Noah Cowan – on Seoul and music.
Seoul, South Korea
June 28, 2000
Dear Paul:
So an idea came to me yesterday morning in my ridiculously swank hotel room in Seoul, where I have come to have these ludicrous meetings with all the famous film directors of Korea to discuss…what? They want their films in my festival; if they make a really big movie, I have a better chance of getting them to my festival if I get to know them a bit. So we scrape together enough conversation to feel like we have become friends, smile a lot and fight over the check. It’s all strangely imperialistic; I know how the Dutch felt in the Spice Islands, except I am not killing everyone.
But these were not my thoughts yesterday morning. I was showering with my computer – qua de facto CD player – and Ms. Marcia Griffiths was cranking out her transcendent cover of “Don’t Bring Me Down,” a cute Beatles song that she made so so much better. It is the sweet, succulent, soulful reggae of the early 1970s, the kind that has become desperately out of fashion in these rub-a-dub-dub times. (Ms. MG, FYI, was the only truly great member of the I-Threes, fratboy pothead superstar Bob Marley’s backup singers. She had a pre- and post-Bob career, though, as opposed to his talentless usurper of a wife. Have you heard “One Draw” lately? There is so much production sweetener in that rip-off fraud; she makes Christina Aguilera look like a punk rocker.)
I asked myself why this unusually beautiful form of popular music was trashed in favor of macho homophobes and their “raps.” (What’s his name? I always forget everything about him except that white suit and those terrified-looking women in the videos.) Then, in a horrifying flash of self-hatred, I realized we are, generationally speaking, responsible for this changing of the guard. It was on our watch that Yellowman and his quirky barks were first heard in clubs, and we were way too indulgent of Rankin’ Roger’s “toasts” on those English Beat albums.
I tried to explain this cultural loss to Im Kwon Taek, the ancient and venerable master of Korean cinema who has made his name as an archivist of the great arts of Korea.

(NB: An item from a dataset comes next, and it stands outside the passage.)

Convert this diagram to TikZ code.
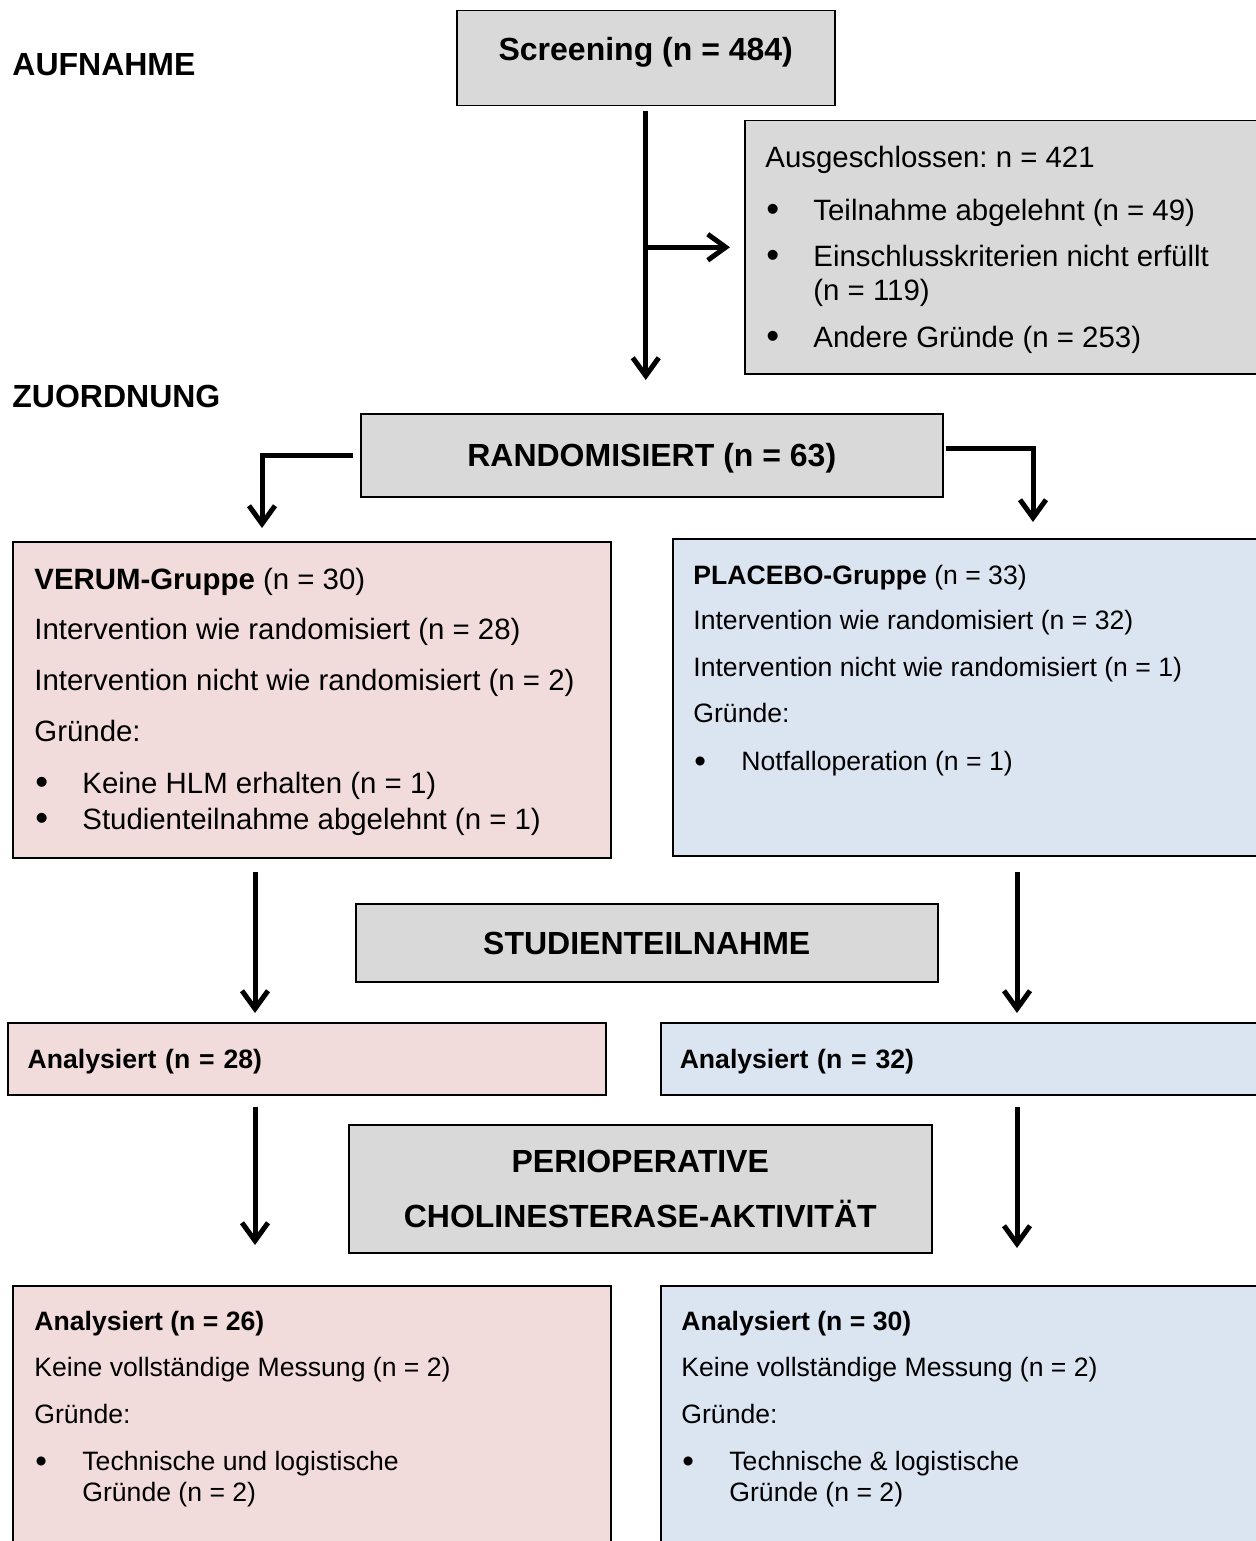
\documentclass[tikz,border=0pt]{standalone}
\usepackage{fontspec}
\setmainfont{Liberation Sans}
\usetikzlibrary{%
	arrows.meta,%
	positioning,%
}
\definecolor{cgray}{RGB}{217, 217, 217}
\definecolor{cpink}{RGB}{242, 220, 219}
\definecolor{cblue}{RGB}{219, 229, 241}
\frenchspacing
\newcommand{\largefont}{\fontsize{16pt}{19pt}\selectfont\bfseries}
\newcommand{\mediumfont}{\fontsize{14.7pt}{18pt}\selectfont}
\newcommand{\smallfont}{\fontsize{13.3pt}{15.5pt}\selectfont}
\newcommand{\listentry}[1]{\hspace*{0.5pt}\makebox[23.5pt][l]{\raisebox{-0.7pt}{\scalebox{1.25}{\textbullet}}}#1}
\newcommand{\listcont}[1]{\hspace*{24pt}#1}
\tikzset{
	flowbox/.style={%
			draw,%
			rectangle,%
			line width=0.75pt,%
			anchor=north west,%
			inner sep=0pt},%
	graybox/.style={%
			flowbox,%
			fill=cgray},%
	pinkbox/.style={%
			flowbox,%
			fill=cpink},%
	bluebox/.style={%
			flowbox,%
			fill=cblue},%
	headtext/.style={%
			font=\largefont,%
			align=center},%
	onerow/.style={%
			text height=14pt,%
			text depth=2.5pt},%
	resultrow/.style={%
			font=\smallfont\bfseries,%
			text width=279pt,%
			align=left,%
			inner xsep=9.5pt,%
			minimum height=36pt,%
			text height=12pt,%
			text depth=2.5pt},%
	boxtext/.style={%
			anchor=base west,%
			inner sep=0pt,%
			align=left},%
	phaselabel/.style={%
			anchor=west,%
			inner sep=0pt,%
			font=\largefont},%
	flowarrow/.style={%
			-{Straight Barb[length=9pt, width=13pt]},%
			line width=2.5pt},%
}

\begin{document}
\begin{tikzpicture}[x=0.5pt, y=-0.5pt]
	\useasboundingbox (0,0) rectangle (1255,1541);

	\node[phaselabel] (aufnahme) at (12,65) {AUFNAHME};
	\node[phaselabel] (zuordnung) at (12,396) {ZUORDNUNG};

	\node[graybox, headtext, minimum width=189pt, minimum height=47.5pt, text height=12pt, text depth=10pt] (screen) at (456,10) {Screening (n = 484)};

	\node[graybox, minimum width=256pt, minimum height=126.5pt] (excl) at (744,120) {};
	\node[boxtext, font=\mediumfont] (excltext) at (765,347.5) {Ausgeschlossen: n = 421\\[8.5pt]
			\listentry{Teilnahme abgelehnt (n = 49)}\\[5pt]
			\listentry{Einschlusskriterien nicht erfüllt}\\[-1pt]
			\listcont{(n = 119)}\\[5.5pt]
			\listentry{Andere Gründe (n = 253)}};

	\node[graybox, headtext, onerow, minimum width=291pt, minimum height=41.5pt] (random) at (360,413) {RANDOMISIERT (n = 63)};

	\node[pinkbox, minimum width=299pt, minimum height=158pt] (verum) at (12,541) {};
	\node[boxtext, font=\mediumfont] (verumtext) at (34,829.5) {\textbf{VERUM-Gruppe} (n = 30)\\[7pt]
			Intervention wie randomisiert (n = 28)\\[7.5pt]
			Intervention nicht wie randomisiert (n = 2)\\[7.5pt]
			Gründe:\\[8pt]
			\listentry{Keine HLM erhalten (n = 1)}\\
			\listentry{Studienteilnahme abgelehnt (n = 1)}};

	\node[bluebox, minimum width=292pt, minimum height=158.5pt] (placebo) at (672,538) {};
	\node[boxtext, font=\smallfont] (placebotext) at (693,770.6) {\textbf{PLACEBO-Gruppe} (n = 33)\\[7pt]
			Intervention wie randomisiert (n = 32)\\[8pt]
			Intervention nicht wie randomisiert (n = 1)\\[7.5pt]
			Gründe:\\[8.5pt]
			\listentry{Notfalloperation (n = 1)}};

	\node[graybox, headtext, onerow, minimum width=291pt, minimum height=39pt] (studien) at (355,903) {STUDIENTEILNAHME};

	\node[pinkbox, resultrow, minimum width=299pt] (anaL) at (7,1022) {Analysiert (n = 28)};
	\node[bluebox, resultrow, minimum width=298pt] (anaR) at (660,1022) {Analysiert (n = 32)};

	\node[graybox, headtext, minimum width=291.5pt, minimum height=64pt] (periop) at (348,1124) {PERIOPERATIVE\\[8.5pt]CHOLINESTERASE-AKTIVITÄT};

	\node[pinkbox, minimum width=299pt, minimum height=130pt] (endL) at (12,1285) {};
	\node[boxtext, font=\smallfont] (endLtext) at (34,1501.6) {\textbf{Analysiert (n = 26)}\\[7.5pt]
			Keine vollständige Messung (n = 2)\\[8pt]
			Gründe:\\[8pt]
			\listentry{Technische und logistische}\\
			\listcont{Gründe (n = 2)}};

	\node[bluebox, minimum width=298pt, minimum height=130pt] (endR) at (660,1285) {};
	\node[boxtext, font=\smallfont] (endRtext) at (681,1501.6) {\textbf{Analysiert (n = 30)}\\[7.5pt]
			Keine vollständige Messung (n = 2)\\[8pt]
			Gründe:\\[8pt]
			\listentry{Technische \& logistische}\\
			\listcont{Gründe (n = 2)}};

	\coordinate (lbend) at (262,0);
	\coordinate (rbend) at (1033,0);
	\coordinate (lcol) at (255,0);
	\coordinate (rcol) at (1017,0);

	\draw[flowarrow, shorten <=2.5pt, shorten >=16.5pt] (screen.south) -- (screen.south |- random.north);
	\draw[flowarrow, shorten >=7pt] (screen.south |- excl.west) -- (excl.west);
	\draw[flowarrow, shorten <=3.5pt, shorten >=6.5pt] (random.west) -| (lbend |- verum.north);
	\draw[flowarrow, shorten <=1pt, shorten >=8pt] ([yshift=3.25pt]random.east) -| (rbend |- placebo.north);
	\draw[flowarrow, shorten <=6.5pt, shorten >=4.5pt] (verum.south -| lcol) -- (anaL.north -| lcol);
	\draw[flowarrow, shorten <=7.5pt, shorten >=4.5pt] (placebo.south -| rcol) -- (anaR.north -| rcol);
	\draw[flowarrow, shorten <=5.5pt, shorten >=20pt] (anaL.south -| lcol) -- (endL.north -| lcol);
	\draw[flowarrow, shorten <=5.5pt, shorten >=18.5pt] (anaR.south -| rcol) -- (endR.north -| rcol);
\end{tikzpicture}
\end{document}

His films are fantastic and totally closed to Western folk, giving them an oddly hallucinatory quality. My favorite was “Run Far Fly High Kae-Byok!”, a two-and-a-half hour narrative film about a schism in Korean Buddhism in the 16th Century. The film is all spoken in meaningful sutras, badly subtitled. Riveting.
So yesterday afternoon he got me loopy on a beer called “Hi Lite” (which is quite a bricolage of a name if you stop to think about it). His newest film, “Chun-Hyang,” tells an epic love story using the “Pansori” singing technique – imagine a cross between Pavarotti and Plant. Apparently Koreans don’t really give a shit about Pansori anymore, because the film was a huge bomb in Korea. He had never heard of Marcia Griffiths, but pretended to understand the connection I was making. On and on I went about changing fashions between generations actually acting as unwittingly destructive forces. I thought I had created a wonderful international bridge of cross-cultural criticism until Im smiled at me with his brown teeth and politely asked if I was a musician.
Later that night, I went out with some other, younger Korean directors and took up the topic again while they drunk my sorry ass under the table with a terrifying concoction known as Soju. A kind of Korean sake, it undercuts any argument one might make about clear liquors somehow being safer. I suppose my illness also had something to do with consuming the most confrontational food I have ever eaten. Waitresses in traditional Korean restaurants don’t pad around in slippers and kimono like Japanese waitresses, deferentially waiting for a break in conversation to enter the room, apologize and serve food. These girls sport gaudy eye makeup, sweaters with sequined portraits of endangered species and hearty laughs. One slapped me on the shoulder to make me pay attention. She had just brought a bowl of itty-bitty live baby squids to the table. She extracted one, picked up a stiff garlic shoot, and then, with a filthy little smile, proceeded to drive the shoot into the sea creature’s brain and wrap the tentacles around the top of the shoot. After a dip into some fiery sauce, she handed me the seafood popsicle, which proved surprisingly good. I had four.
These young people knew about reggae, though not Ms. Griffiths specifically. They thought Mr. Im’s problem in “Chun-Hyang” was that he had not re-invented the story sufficiently for a modern audience, and so they perceived it as a didactic exercise. They told me that in the Buddhist tradition, there is a firmly determined cycle of life-death-rebirth that all cultural forms need to follow. They reminded me of a little concept known as the comeback.
Hope all is well in California, where there are no comebacks, because nothing ever goes away.